Tuesday, September 10, 2024

Emulating congestion with Containerlab

The Containerlab dashboard above shows variation in throughput in a leaf and spine network due to large "Elephant" flow collisions in an emulated network, see Leaf and spine traffic engineering using segment routing and SDN for a demonstration of the issue using physical switches.

This article describes the steps needed to emulate realistic network performance problems using Containerlab. First, using the FRRouting (FRR) open source router to build the topology provides a lightweight, high performance, routing implementation that can be used to efficiently emulate large numbers of routers using the native Linux dataplane for packet forwarding. Second, the containerlab tools netem set command can be used to introduce packet loss, delay, jitter, or restrict bandwidth of ports.

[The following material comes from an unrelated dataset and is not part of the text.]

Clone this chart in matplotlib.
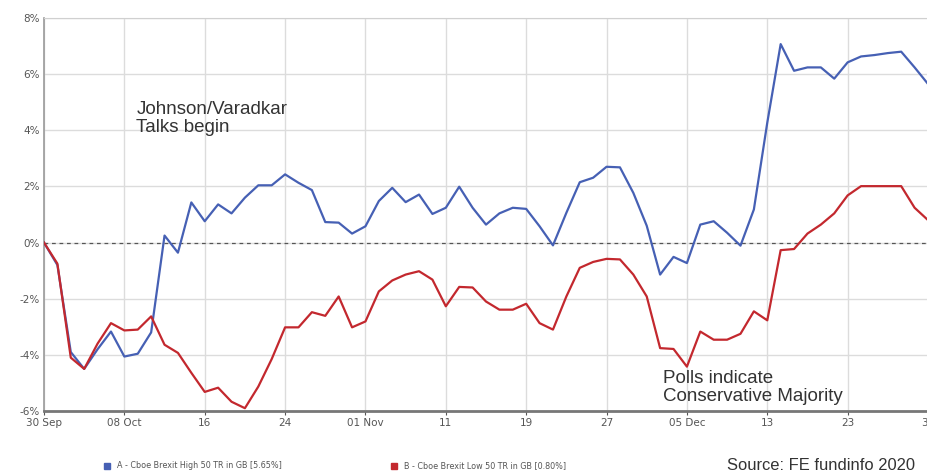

The netem tool makes use of the Linux tc (traffic control) module. Unfortunately, if you are using Docker desktop, the minimal virtual machine used to run containers does not include the tc module.

multipass launch docker
Instead, use Multipass as a convenient way to create and start an Ubuntu virtual machine with Docker support on your laptop. If you are already on a Linux system with Docker installed, skip forward to the git clone step.
multipass ls
List the multipass virtual machines.
Name                    State             IPv4             Image
docker                  Running           192.168.65.3     Ubuntu 22.04 LTS
                                          172.17.0.1
Make a note of the IP address(es) of the docker virtual machine.
multipass shell docker
Run a shell inside the docker virtual machine.
git clone https://github.com/sflow-rt/containerlab.git
Install sflow-rt/containerlab project.
cd containerlab
./run-clab

Run Containerlab using Docker.

In this example we will be using the 3 Stage Close Topology shown above.
env SAMPLING=10 containerlab deploy -t clos3.yml
Start a leaf and spine topology emulation, but use a sampling rate of 1-in-10 rather than the default of 1-in-1000. See Large flow detection for a discussion of scaling sampling rates with link speed to get consistent results between the emulation and a physical network.
./bw.py clab-clos3
Rate limit the links in the topology to 10Mbps.
./topo.py clab-clos3
Post the topology to the sFlow-RT real-time analytics container. Access the Containerlab Dashboard shown at the top of this page using a web browser to connect to http://192.168.65.3:8008/ (where 192.168.65.3 is the IP address of the docker container noted earlier).
docker exec -it clab-clos3-h1 iperf3 -c 172.16.2.2 --parallel 2
Run a series of iperf3 tests to create pairs of large flows between h1 and h2. When the flows take different paths across the fabric the total available bandwidth is 20mbps. If the flows hash onto the same path, then they share 10mbps bandwidth and the throughput is halved.

This example demonstrates that Containerlab is not restricted to emulating and validating configurations, but can also be used to emulate performance issues. In this example, the effects of large flow collisions are relevant to the performance of data center fabrics handling AI/ML workloads where large flow collisions can significantly limit performance, see RoCE networks for distributed AI training at scale.